The lack of stability on some of the nation's top teams is thought to be one of the driving reasons why mid-majors such as George Mason, Butler and Virginia Commonwealth have reached the Final Four and title game in recent years.
In 2006, the NBA instituted a minimum age that, basically, forces high schoolers to attend one year of college before they can declare for the draft.
Top-seeded Kentucky, which has at least three projected NBA lottery draft picks, is the latest to try to win an NCAA title relying on a bunch of kids who would prefer to be in the NBA.

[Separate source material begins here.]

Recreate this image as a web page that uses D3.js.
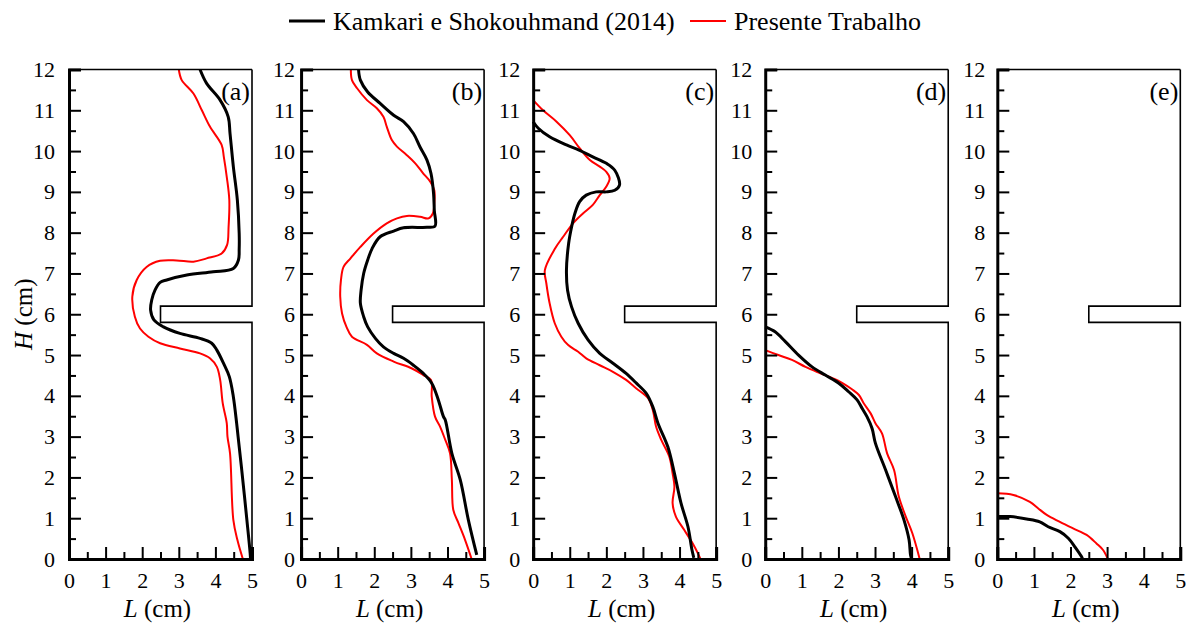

No man has routinely challenged this more than Kentucky coach John Calipari, who, despite being arguably the best recruiter in the nation, remains without a title.
For the third time since 2008 Calipari has the top player projected to go No. 1 in the June NBA Draft in center Anthony Davis.
In 2008, Calipari was at Memphis when he had freshman Derrick Rose. Rose went No. 1 to the Bulls that June, but the Memphis Tigers lost in overtime to a veteran Kansas team in the title game.
In 2010, Calipari was at Kentucky when he had freshman guard John Wall and freshman forward DeMarcus Cousins. The Wildcats lost in the Elite Eight that spring, and in June Wall went No. 1 to the Wizards and Cousins went No. 5 to the Kings.
In 2011, Calipari had freshmen Terrence Jones and Doron Lamb reach the Final Four where the Wildcats lost to UConn, which had senior Kemba Walker. The threat of a lengthy NBA lockout is thought to be the reason so many talented freshmen returned to school for their sophomore seasons, which both Jones and Lamb did.
Here in 2012 as the Sweet 16 begins with four games today, Calipari might be coaching the most talented team he has ever assembled. He has Davis, Lamb, Jones, along with freshmen Michael Kidd-Gilchrist and Marquis Teague; all five are projected first-round NBA draft picks in June. Even senior center Darius Miller is a projected NBA pick.
The gamble is all of this talent will overcome a lack of maturity associated with freshmen.
With its stable of players itching to go to The Association, Kentucky might join Syracuse as the second team to win it all with a collection of guys who aren't old enough to drink.